RECORD EXCERPTS:
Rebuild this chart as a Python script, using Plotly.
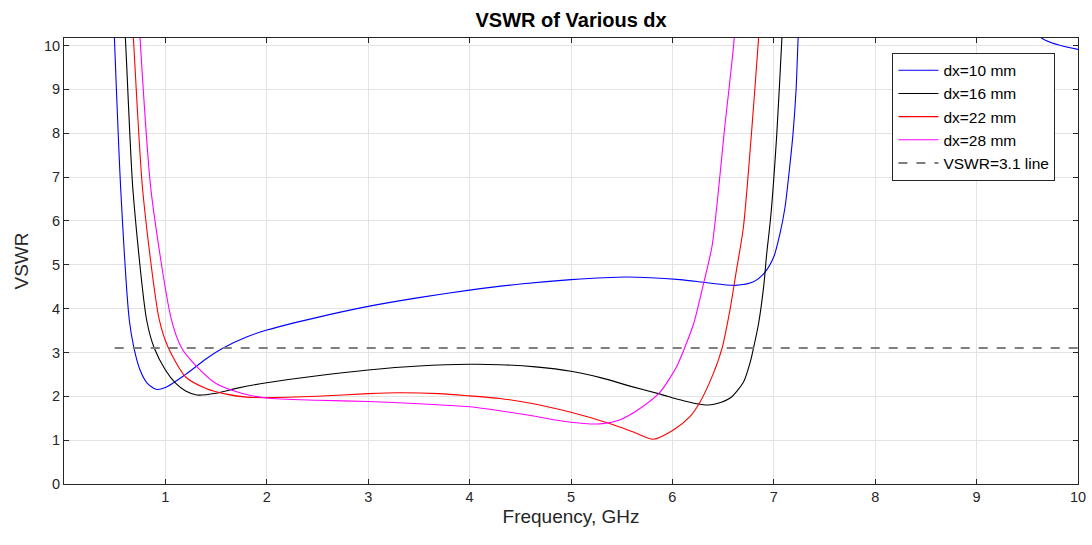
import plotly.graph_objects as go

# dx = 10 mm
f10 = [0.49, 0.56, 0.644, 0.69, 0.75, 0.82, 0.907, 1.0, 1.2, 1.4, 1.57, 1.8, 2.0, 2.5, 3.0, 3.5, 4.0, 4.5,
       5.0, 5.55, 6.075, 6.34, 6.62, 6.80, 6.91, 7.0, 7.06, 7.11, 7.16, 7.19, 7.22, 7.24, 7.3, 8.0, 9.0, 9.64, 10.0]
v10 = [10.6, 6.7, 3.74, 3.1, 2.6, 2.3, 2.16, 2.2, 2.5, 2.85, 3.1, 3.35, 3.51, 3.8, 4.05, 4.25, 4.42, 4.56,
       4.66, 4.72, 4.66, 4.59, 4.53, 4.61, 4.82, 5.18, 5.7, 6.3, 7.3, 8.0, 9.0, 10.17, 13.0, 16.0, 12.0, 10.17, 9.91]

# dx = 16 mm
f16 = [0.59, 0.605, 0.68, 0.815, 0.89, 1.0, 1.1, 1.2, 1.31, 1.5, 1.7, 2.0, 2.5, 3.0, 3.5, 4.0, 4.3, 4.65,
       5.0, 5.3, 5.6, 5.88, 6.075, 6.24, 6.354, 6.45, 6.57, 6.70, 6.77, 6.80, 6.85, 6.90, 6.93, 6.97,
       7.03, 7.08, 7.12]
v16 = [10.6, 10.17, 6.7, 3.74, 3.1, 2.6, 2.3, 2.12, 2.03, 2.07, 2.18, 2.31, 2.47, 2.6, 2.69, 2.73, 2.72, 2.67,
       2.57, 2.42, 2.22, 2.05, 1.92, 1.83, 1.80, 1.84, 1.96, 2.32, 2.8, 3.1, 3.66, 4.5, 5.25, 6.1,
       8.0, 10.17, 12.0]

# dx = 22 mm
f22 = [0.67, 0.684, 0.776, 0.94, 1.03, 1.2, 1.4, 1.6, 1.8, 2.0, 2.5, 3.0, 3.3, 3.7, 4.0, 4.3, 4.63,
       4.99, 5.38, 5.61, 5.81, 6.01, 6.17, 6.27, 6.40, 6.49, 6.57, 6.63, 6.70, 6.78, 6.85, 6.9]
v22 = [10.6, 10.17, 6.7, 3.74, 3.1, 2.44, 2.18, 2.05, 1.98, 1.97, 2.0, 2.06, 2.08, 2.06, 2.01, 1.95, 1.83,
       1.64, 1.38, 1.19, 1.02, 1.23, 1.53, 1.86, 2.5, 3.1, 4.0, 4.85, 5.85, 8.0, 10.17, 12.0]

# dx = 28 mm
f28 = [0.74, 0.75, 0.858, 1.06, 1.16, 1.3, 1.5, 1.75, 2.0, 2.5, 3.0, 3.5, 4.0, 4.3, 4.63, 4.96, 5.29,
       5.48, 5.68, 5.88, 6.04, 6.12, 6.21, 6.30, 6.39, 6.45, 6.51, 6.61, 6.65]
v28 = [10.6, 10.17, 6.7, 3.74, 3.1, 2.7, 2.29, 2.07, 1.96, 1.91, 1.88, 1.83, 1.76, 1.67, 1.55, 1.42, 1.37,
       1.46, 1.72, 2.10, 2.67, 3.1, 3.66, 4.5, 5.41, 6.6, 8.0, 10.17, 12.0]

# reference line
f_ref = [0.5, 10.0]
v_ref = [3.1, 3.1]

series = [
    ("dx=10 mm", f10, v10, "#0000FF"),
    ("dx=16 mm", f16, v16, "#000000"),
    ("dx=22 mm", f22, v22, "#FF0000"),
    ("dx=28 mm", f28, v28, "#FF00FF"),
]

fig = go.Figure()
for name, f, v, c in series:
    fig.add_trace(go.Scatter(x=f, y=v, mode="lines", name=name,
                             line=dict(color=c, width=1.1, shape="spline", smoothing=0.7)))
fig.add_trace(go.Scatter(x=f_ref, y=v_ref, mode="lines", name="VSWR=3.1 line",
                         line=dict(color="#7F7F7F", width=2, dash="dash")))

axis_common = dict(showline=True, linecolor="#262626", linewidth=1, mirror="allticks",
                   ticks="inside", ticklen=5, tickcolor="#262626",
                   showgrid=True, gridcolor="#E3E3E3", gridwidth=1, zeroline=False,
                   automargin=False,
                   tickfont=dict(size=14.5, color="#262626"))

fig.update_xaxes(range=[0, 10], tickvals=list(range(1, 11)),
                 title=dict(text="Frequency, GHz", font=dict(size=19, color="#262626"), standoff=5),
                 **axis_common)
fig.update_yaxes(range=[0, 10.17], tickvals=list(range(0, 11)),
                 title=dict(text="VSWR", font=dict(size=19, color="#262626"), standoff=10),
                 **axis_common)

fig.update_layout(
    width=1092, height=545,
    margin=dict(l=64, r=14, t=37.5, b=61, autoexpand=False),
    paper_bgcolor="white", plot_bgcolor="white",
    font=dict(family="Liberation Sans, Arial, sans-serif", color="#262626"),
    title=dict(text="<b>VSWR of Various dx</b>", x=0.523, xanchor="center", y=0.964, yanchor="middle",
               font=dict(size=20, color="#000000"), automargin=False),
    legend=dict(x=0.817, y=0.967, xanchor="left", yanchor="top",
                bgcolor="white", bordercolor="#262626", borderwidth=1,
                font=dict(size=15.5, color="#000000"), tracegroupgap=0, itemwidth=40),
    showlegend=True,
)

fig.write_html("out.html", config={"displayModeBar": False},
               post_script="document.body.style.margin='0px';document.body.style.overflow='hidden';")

--

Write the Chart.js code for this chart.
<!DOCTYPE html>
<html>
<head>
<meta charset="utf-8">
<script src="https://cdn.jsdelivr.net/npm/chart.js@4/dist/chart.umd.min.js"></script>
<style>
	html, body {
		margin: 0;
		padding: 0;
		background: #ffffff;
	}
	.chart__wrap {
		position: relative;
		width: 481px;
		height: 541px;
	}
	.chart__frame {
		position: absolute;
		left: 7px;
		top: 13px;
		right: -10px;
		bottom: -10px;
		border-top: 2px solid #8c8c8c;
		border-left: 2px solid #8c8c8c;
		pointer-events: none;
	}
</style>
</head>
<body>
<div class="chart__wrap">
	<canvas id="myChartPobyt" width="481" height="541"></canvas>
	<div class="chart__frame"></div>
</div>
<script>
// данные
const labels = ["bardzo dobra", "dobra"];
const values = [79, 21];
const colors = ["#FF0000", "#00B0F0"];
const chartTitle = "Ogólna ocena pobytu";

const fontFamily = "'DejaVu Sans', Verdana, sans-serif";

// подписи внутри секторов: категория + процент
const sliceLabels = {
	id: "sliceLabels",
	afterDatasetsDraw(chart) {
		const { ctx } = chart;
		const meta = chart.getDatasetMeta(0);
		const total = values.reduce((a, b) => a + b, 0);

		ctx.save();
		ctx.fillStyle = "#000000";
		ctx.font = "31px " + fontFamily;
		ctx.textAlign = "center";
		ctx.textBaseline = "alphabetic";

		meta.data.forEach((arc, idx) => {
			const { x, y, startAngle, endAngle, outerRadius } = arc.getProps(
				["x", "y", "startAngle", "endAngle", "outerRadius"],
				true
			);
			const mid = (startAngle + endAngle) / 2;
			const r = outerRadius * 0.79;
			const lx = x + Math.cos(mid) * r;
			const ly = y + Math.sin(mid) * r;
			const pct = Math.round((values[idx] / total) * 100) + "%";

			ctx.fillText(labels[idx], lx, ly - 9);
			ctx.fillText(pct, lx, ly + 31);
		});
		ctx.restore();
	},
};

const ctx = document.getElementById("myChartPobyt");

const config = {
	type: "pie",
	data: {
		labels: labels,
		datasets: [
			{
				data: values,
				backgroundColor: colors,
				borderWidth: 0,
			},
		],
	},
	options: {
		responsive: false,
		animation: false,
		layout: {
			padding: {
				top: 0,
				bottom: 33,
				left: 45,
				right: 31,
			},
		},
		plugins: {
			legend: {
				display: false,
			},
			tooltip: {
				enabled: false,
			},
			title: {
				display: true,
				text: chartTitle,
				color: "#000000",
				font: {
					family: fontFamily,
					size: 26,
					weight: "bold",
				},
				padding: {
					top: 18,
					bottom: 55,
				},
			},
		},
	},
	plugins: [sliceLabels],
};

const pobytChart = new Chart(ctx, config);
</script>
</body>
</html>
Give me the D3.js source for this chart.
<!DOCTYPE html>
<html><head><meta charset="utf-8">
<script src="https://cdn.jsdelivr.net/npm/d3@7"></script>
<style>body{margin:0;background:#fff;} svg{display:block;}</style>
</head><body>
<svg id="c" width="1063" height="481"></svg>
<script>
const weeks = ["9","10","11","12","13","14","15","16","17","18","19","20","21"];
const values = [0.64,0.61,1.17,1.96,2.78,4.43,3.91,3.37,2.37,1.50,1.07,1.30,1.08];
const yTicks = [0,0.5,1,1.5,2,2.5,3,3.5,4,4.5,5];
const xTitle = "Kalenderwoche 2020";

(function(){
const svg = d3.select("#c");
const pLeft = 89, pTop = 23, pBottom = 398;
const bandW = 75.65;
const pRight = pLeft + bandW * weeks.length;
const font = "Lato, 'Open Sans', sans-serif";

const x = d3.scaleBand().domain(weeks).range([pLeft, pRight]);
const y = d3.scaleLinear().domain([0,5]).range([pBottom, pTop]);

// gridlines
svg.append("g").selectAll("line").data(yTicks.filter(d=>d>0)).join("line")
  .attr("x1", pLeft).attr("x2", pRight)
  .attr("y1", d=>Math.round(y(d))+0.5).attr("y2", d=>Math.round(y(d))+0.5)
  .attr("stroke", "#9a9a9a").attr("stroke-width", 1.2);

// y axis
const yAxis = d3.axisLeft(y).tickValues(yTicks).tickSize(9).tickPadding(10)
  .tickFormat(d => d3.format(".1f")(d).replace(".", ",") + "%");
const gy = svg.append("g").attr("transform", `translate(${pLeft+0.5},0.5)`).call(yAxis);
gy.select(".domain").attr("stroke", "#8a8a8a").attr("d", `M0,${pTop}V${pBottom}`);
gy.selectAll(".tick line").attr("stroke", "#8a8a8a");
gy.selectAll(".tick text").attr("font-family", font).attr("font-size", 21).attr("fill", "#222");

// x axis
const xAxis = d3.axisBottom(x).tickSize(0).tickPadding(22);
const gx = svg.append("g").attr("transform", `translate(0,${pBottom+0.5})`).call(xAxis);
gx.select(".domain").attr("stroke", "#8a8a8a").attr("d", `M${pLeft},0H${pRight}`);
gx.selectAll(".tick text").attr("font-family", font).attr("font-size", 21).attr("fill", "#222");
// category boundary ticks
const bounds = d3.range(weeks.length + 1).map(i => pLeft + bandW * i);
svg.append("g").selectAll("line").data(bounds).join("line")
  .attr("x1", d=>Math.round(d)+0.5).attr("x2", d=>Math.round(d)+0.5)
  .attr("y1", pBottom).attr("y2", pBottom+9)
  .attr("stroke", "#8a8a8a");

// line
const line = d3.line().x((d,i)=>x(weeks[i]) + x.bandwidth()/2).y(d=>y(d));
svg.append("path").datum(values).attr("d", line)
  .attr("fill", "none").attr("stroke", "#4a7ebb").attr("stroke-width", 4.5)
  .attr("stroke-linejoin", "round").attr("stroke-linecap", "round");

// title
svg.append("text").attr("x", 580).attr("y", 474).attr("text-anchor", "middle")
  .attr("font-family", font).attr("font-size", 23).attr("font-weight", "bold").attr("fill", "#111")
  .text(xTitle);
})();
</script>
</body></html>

TASK: Restate word for word the lines that begin at the one with "Rebuild this chart" and end at the one with "12.0, 10.17, 9.91]", including both, and leave every picture aside.

WRITTEN SOLUTION:
Rebuild this chart as a Python script, using Plotly.
import plotly.graph_objects as go

# dx = 10 mm
f10 = [0.49, 0.56, 0.644, 0.69, 0.75, 0.82, 0.907, 1.0, 1.2, 1.4, 1.57, 1.8, 2.0, 2.5, 3.0, 3.5, 4.0, 4.5,
       5.0, 5.55, 6.075, 6.34, 6.62, 6.80, 6.91, 7.0, 7.06, 7.11, 7.16, 7.19, 7.22, 7.24, 7.3, 8.0, 9.0, 9.64, 10.0]
v10 = [10.6, 6.7, 3.74, 3.1, 2.6, 2.3, 2.16, 2.2, 2.5, 2.85, 3.1, 3.35, 3.51, 3.8, 4.05, 4.25, 4.42, 4.56,
       4.66, 4.72, 4.66, 4.59, 4.53, 4.61, 4.82, 5.18, 5.7, 6.3, 7.3, 8.0, 9.0, 10.17, 13.0, 16.0, 12.0, 10.17, 9.91]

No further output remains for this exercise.